Re: [PATCH v2 1/2] livepatch: Remove duplicate warning about missing reliable stacktrace support

From: Petr Mladek
Date: Tue May 07 2019 - 10:29:42 EST


On Tue 2019-05-07 07:03:50, Josh Poimboeuf wrote:
> On Tue, May 07, 2019 at 01:29:50PM +0200, Petr Mladek wrote:
> > On Mon 2019-05-06 20:43:32, Josh Poimboeuf wrote:
> > > On Mon, May 06, 2019 at 07:40:32PM -0500, Josh Poimboeuf wrote:
> > > > On Tue, Apr 30, 2019 at 11:10:48AM +0200, Petr Mladek wrote:
> > > > > --- a/kernel/livepatch/transition.c
> > > > > +++ b/kernel/livepatch/transition.c
> > > > > @@ -263,8 +263,15 @@ static int klp_check_stack(struct task_struct *task, char *err_buf)
> > > > > trace.nr_entries = 0;
> > > > > trace.max_entries = MAX_STACK_ENTRIES;
> > > > > trace.entries = entries;
> > > > > +
> > > > > ret = save_stack_trace_tsk_reliable(task, &trace);
> > > > > - WARN_ON_ONCE(ret == -ENOSYS);
> > > > > + /*
> > > > > + * pr_warn() under task rq lock might cause a deadlock.
> > > > > + * Fortunately, missing reliable stacktrace support has
> > > > > + * already been handled when the livepatch was enabled.
> > > > > + */
> > > > > + if (ret == -ENOSYS)
> > > > > + return ret;
> > > >
> > > > I find the comment to be a bit wordy and confusing (and vague).
> >
> > Then please provide a better one. I have no idea what might make
> > you happy and am not interested into an endless disputing.
>
> Something like this would be clearer:
>
> if (ret == -ENOSYS) {
> /*
> * This arch doesn't support reliable stack tracing. No
> * need to print a warning; that has already been done
> * by klp_enable_patch().
> */
> return ret;
> }

I do not mind.

> > > > Also this check is effectively the same as the klp_have_reliable_stack()
> > > > check which is done in kernel/livepatch/core.c. So I think it would be
> > > > clearer and more consistent if the same check is done here:
> > > >
> > > > if (!klp_have_reliable_stack())
> > > > return -ENOSYS;
> >
> > Huh, it smells with over engineering to me.
>
> How so? It makes the code more readable and the generated code should
> be much better because it becomes a build-time check.

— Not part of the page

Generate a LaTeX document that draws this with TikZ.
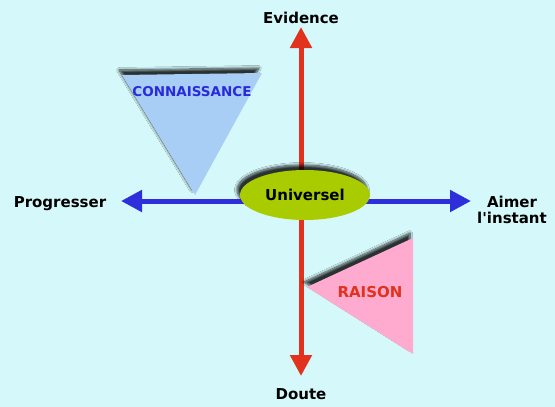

save_stack_trace_tsk_reliable() returns various error codes.
We catch a specific one because otherwise the message below
might be misleading.

I do not see why we should prevent this error by calling
a custom hack: klp_have_reliable_stack()?

Regarding reliability. If anyone changes semantic of
save_stack_trace_tsk_reliable() error codes, they would likely
check if all users (one at the moment) handle it correctly.

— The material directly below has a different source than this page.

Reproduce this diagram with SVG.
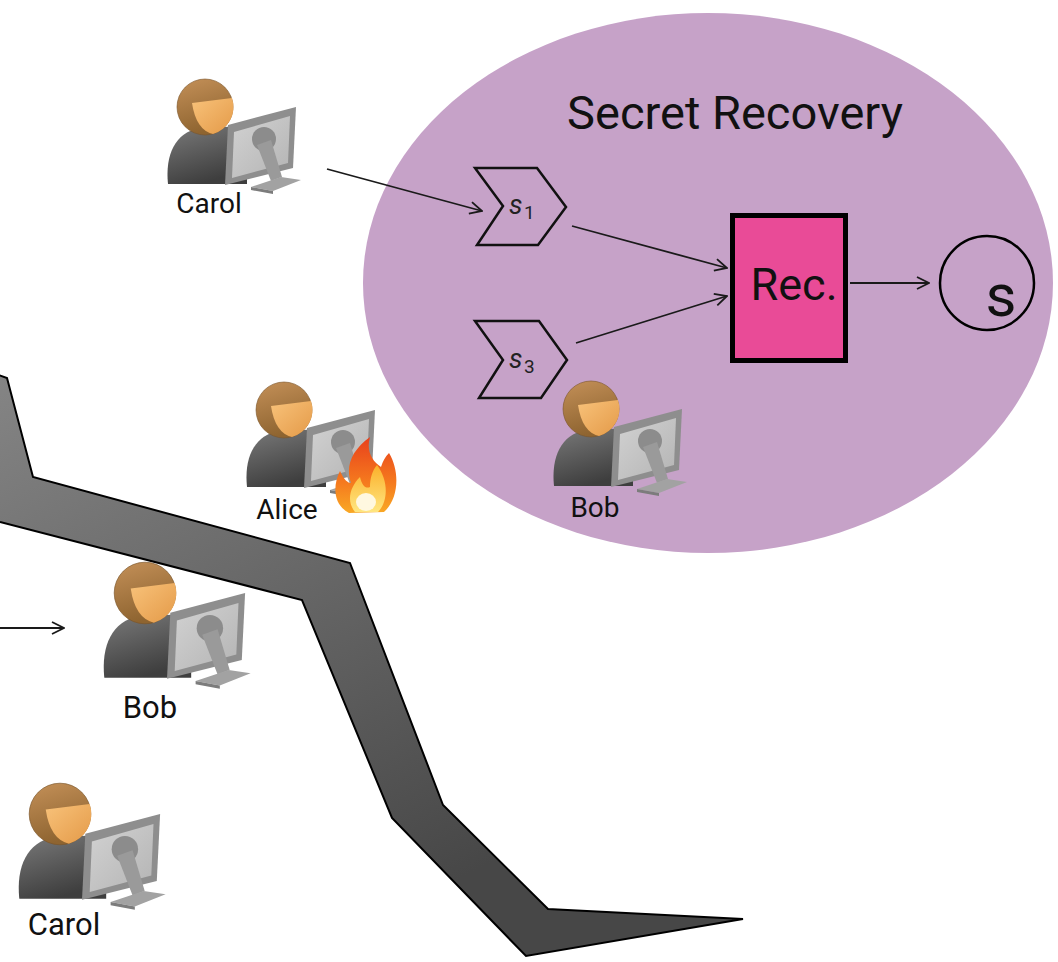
<svg xmlns="http://www.w3.org/2000/svg" xmlns:xlink="http://www.w3.org/1999/xlink" width="1058" height="962" viewBox="0 0 1058 962">
  <style>
    .lbl { font-family: Roboto, "Liberation Sans", sans-serif; fill: #111; }
    .user-name { font-size: 28px; text-anchor: middle; }
    .user-name-lg { font-size: 31px; text-anchor: middle; }
    .share { fill: none; stroke: #111; stroke-width: 2.5; stroke-linejoin: miter; }
    .sym { font-family: Roboto, "Liberation Sans", sans-serif; fill: #222; }
    .conn { fill: none; stroke: #1a1a1a; stroke-width: 1.8; marker-end: url(#open-arrow); }
  </style>
  <defs>
    <marker id="open-arrow" viewBox="0 0 14 14" refX="13" refY="7" markerWidth="14" markerHeight="14" markerUnits="userSpaceOnUse" orient="auto">
      <path d="M1,1 L13,7 L1,13" fill="none" stroke="#1a1a1a" stroke-width="1.8"/>
    </marker>
    <linearGradient id="crack-fill" gradientUnits="userSpaceOnUse" x1="0" y1="370" x2="300" y2="960">
      <stop offset="0" stop-color="#858585"/>
      <stop offset="1" stop-color="#474747"/>
    </linearGradient>
    <linearGradient id="hair" x1="0" y1="0" x2="0.3" y2="1">
      <stop offset="0" stop-color="#C49058"/>
      <stop offset="1" stop-color="#8E6430"/>
    </linearGradient>
    <linearGradient id="face" x1="0" y1="0" x2="1" y2="1">
      <stop offset="0" stop-color="#F8C27A"/>
      <stop offset="1" stop-color="#E49A48"/>
    </linearGradient>
    <linearGradient id="torso" x1="0" y1="0" x2="0.4" y2="1">
      <stop offset="0" stop-color="#7A7A7A"/>
      <stop offset="1" stop-color="#3E3E3E"/>
    </linearGradient>
    <linearGradient id="screen" x1="0" y1="0" x2="1" y2="1">
      <stop offset="0" stop-color="#D2D2D2"/>
      <stop offset="1" stop-color="#B4B4B4"/>
    </linearGradient>
    <linearGradient id="flame-outer" x1="0" y1="0" x2="0" y2="1">
      <stop offset="0" stop-color="#E8401C"/>
      <stop offset="0.6" stop-color="#F57A1E"/>
      <stop offset="1" stop-color="#F9A825"/>
    </linearGradient>
    <linearGradient id="flame-inner" x1="0" y1="0" x2="0" y2="1">
      <stop offset="0" stop-color="#FBB02A"/>
      <stop offset="1" stop-color="#FFE680"/>
    </linearGradient>

    <!-- user at a workstation; origin is the centre of the head -->
    <g id="user-icon">
      <path d="M-37,77 C-40,48 -30,26 -6,21 L42,19 L42,77 Z" fill="url(#torso)"/>
      <circle cx="0" cy="0" r="28" fill="url(#hair)" stroke="#7a5428" stroke-width="0.6"/>
      <path d="M-13,-4 L27,-9 A28,28 0 0 1 8,27 Q-9,23 -13,-4 Z" fill="url(#face)"/>
      <path d="M23,18 L91,0 L88,61 L20,78 Z" fill="#8E8E8E"/>
      <path d="M29,25 L85,9 L83,56 L27,71 Z" fill="url(#screen)"/>
      <circle cx="59" cy="32" r="12" fill="#8C8C8C"/>
      <path d="M52,38 L66,33 L77,70 L66,74 Z" fill="#9A9A9A"/>
      <path d="M46,80 L76,70 L96,73 L68,84 Z" fill="#A2A2A2"/>
      <path d="M46,80 L68,84 L68,87 L46,83 Z" fill="#7C7C7C"/>
    </g>
  </defs>

  <rect width="1058" height="962" fill="#ffffff"/>

  <!-- fault line across the lower-left part -->
  <path id="crack" d="M-10,372 L7,378 L33,477 L350,563 L443,805 L548,909 L743,919 L526,956 L392,818 L302,600 L0,522 L-10,519 Z" fill="url(#crack-fill)" stroke="#000" stroke-width="2" stroke-linejoin="miter"/>

  <!-- recovery region -->
  <g id="secret-recovery">
    <ellipse cx="708" cy="283" rx="345" ry="270" fill="#C6A2C8"/>
    <text class="lbl" x="735" y="129" font-size="47" text-anchor="middle">Secret Recovery</text>
  </g>

  <g id="share-s1">
    <polygon class="share" points="475,168 537,168 566,207 538,245 477,245 503,206"/>
    <text class="sym" x="509" y="214" font-size="27" font-style="italic">s</text>
    <text class="sym" x="524" y="219" font-size="19">1</text>
  </g>

  <g id="share-s3">
    <polygon class="share" points="475,321 539,321 567,360 541,398 479,398 503,360"/>
    <text class="sym" x="509" y="368" font-size="27" font-style="italic">s</text>
    <text class="sym" x="524" y="373" font-size="19">3</text>
  </g>

  <g id="rec">
    <rect x="732.5" y="215.5" width="113" height="145" fill="#E94B97" stroke="#000" stroke-width="5"/>
    <text class="lbl" x="794" y="300" font-size="45" text-anchor="middle">Rec.</text>
  </g>

  <g id="secret">
    <circle cx="987" cy="283" r="47" fill="none" stroke="#000" stroke-width="2.5"/>
    <text class="lbl" x="1001" y="316" font-size="60" text-anchor="middle">s</text>
  </g>

  <g id="connectors">
    <line class="conn" x1="327" y1="169" x2="482" y2="211"/>
    <line class="conn" x1="572" y1="226" x2="727" y2="268"/>
    <line class="conn" x1="576" y1="343" x2="727" y2="296"/>
    <line class="conn" x1="850" y1="283" x2="929" y2="283"/>
    <line class="conn" x1="0" y1="628" x2="64" y2="628"/>
  </g>

  <g id="carol-top">
    <use xlink:href="#user-icon" transform="translate(205,107)"/>
    <text class="lbl user-name" x="209" y="213">Carol</text>
  </g>

  <g id="alice">
    <use xlink:href="#user-icon" transform="translate(284,410)"/>
    <text class="lbl user-name" x="287" y="519">Alice</text>
    <!-- compromised marker -->
    <g id="flame">
      <path d="M349,513 C334,505 332,487 340,471 C344,480 348,483 351,483 C345,466 352,450 370,437 C366,451 372,461 381,467 C383,461 385,457 389,453 C400,471 399,499 384,512 Z" fill="url(#flame-outer)"/>
      <path d="M355,512 C346,501 350,487 360,477 C362,486 366,489 370,487 C370,479 372,471 377,465 C389,481 388,502 378,512 Z" fill="url(#flame-inner)"/>
      <ellipse cx="366" cy="502" rx="10" ry="9" fill="#FFF8E0"/>
    </g>
  </g>

  <g id="bob-top">
    <use xlink:href="#user-icon" transform="translate(591,409)"/>
    <text class="lbl user-name" x="595" y="517">Bob</text>
  </g>

  <g id="bob-bottom">
    <use xlink:href="#user-icon" transform="translate(145,593) scale(1.1)"/>
    <text class="lbl user-name-lg" x="150" y="718">Bob</text>
  </g>

  <g id="carol-bottom">
    <use xlink:href="#user-icon" transform="translate(60,814) scale(1.1)"/>
    <text class="lbl user-name-lg" x="64" y="935">Carol</text>
  </g>
</svg>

On the other hand, the dependency between the -ENOSYS
return value and klp_have_reliable_stack() is far from
obvious.

If we want to discuss and fix this to the death. We should change
the return value from -ENOSYS to -EOPNOTSUPP. The reason
is the same as in the commit 375bfca3459db1c5596
("livepatch: core: Return EOPNOTSUPP instead of ENOSYS").

Note that EOPNOTSUPP is the same errno as ENOTSUP, see
man 3 errno.


> But I think Miroslav's suggestion to revert 1d98a69e5cef would be even
> better.

AFAIK, Miroslav wanted to point out that your opinion was inconsistent.

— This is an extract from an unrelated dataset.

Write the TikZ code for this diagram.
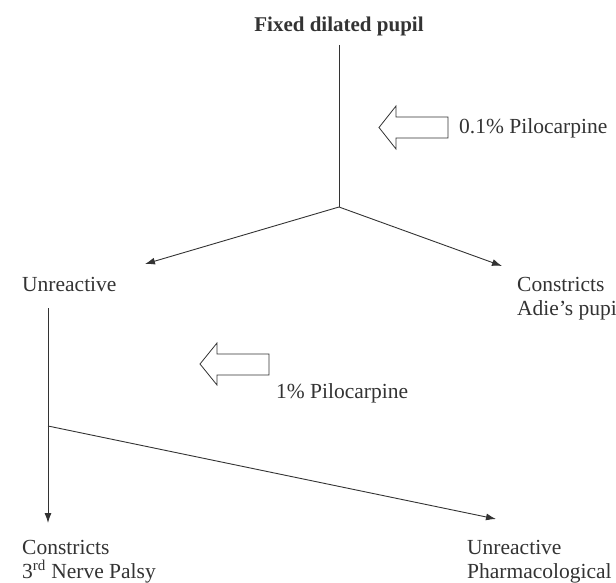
\documentclass[tikz,border=0pt]{standalone}
\usepackage{fontspec}
\setmainfont{Liberation Serif}
\usetikzlibrary{arrows.meta}
\definecolor{ink}{HTML}{333333}
\tikzset{
  lbl/.style={inner sep=0pt, anchor=base west, align=left, text=ink,
    font=\fontsize{21.5}{24}\selectfont},
  conn/.style={draw=ink, line width=0.9pt},
  arr/.style={conn, -{Latex[length=10pt,width=7pt]}},
  hollow/.style={draw=ink, line width=0.8pt, fill=white}
}
\begin{document}
\begin{tikzpicture}[x=1pt,y=-1pt]
\useasboundingbox (0,0) rectangle (616,583);
% texts
\node[lbl, anchor=base, font=\fontsize{21}{24}\selectfont\bfseries] (title) at (339,32) {Fixed dilated pupil};
\node[lbl] (p01) at (459,134) {0.1\% Pilocarpine};
\node[lbl] (u1) at (22,291) {Unreactive};
\node[lbl] (c1) at (517,315) {Constricts\\Adie's pupil};
\node[lbl] (p1) at (276,398) {1\% Pilocarpine};
\node[lbl] (c2) at (22,578) {Constricts\\3\textsuperscript{rd} Nerve Palsy};
\node[lbl] (u2) at (467,578) {Unreactive\\Pharmacological};
% junctions and ends
\coordinate (t0) at (339,45);
\coordinate (j1) at (339,207);
\coordinate (e1) at (145,264);
\coordinate (e2) at (502,266);
\coordinate (v0) at (48,308);
\coordinate (j2) at (48,426);
\coordinate (e3) at (48,523);
\coordinate (e4) at (496,519);
% connectors
\draw[conn] (t0) -- (j1);
\draw[arr] (j1) -- (e1);
\draw[arr] (j1) -- (e2);
\draw[conn] (v0) -- (j2);
\draw[arr] (j2) -- (e3);
\draw[arr] (j2) -- (e4);
% hollow arrows
\draw[hollow] (379,127.5) -- (396,106) -- (396,117) -- (448,117) -- (448,138) -- (396,138) -- (396,149) -- cycle;
\draw[hollow] (200,364) -- (217,343) -- (217,354) -- (269,354) -- (269,375) -- (217,375) -- (217,385) -- cycle;
\end{tikzpicture}
\end{document}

> > > > ret = save_stack_trace_tsk_reliable(task, &trace);
> > > >
> > > > [ no need to check ret for ENOSYS here ]
> > > >
> > > > Then, IMO, no comment is needed.
> > >
> > > BTW, if you agree with this approach then we can leave the
> > > WARN_ON_ONCE() in save_stack_trace_tsk_reliable() after all.
> >
> > I really like the removal of the WARN_ON_ONCE(). I consider
> > it an old fashioned way used when people are lazy to handle
> > errors. It might make sense when the backtrace helps to locate
> > the context but the context is well known here. Finally,
> > WARN() should be used with care. It might cause reboot
> > with panic_on_warn.
>
> The warning makes the function consistent with the other weak functions
> in stacktrace.c and clarifies that it should never be called unless an
> arch has misconfigured something. And if we aren't even checking the
> specific ENOSYS error as I proposed then this warning would make the
> error more obvious.

I consider both WARN() and error value as superfluous. I like the
error value because it allows users to handle the situation as
they need it.

Best Regards,
Petr

PS: This is my last mail in the thread this week. I will eventually
return to it with a clear head next week. It is all nitpicking from
my POV and I have better things to do.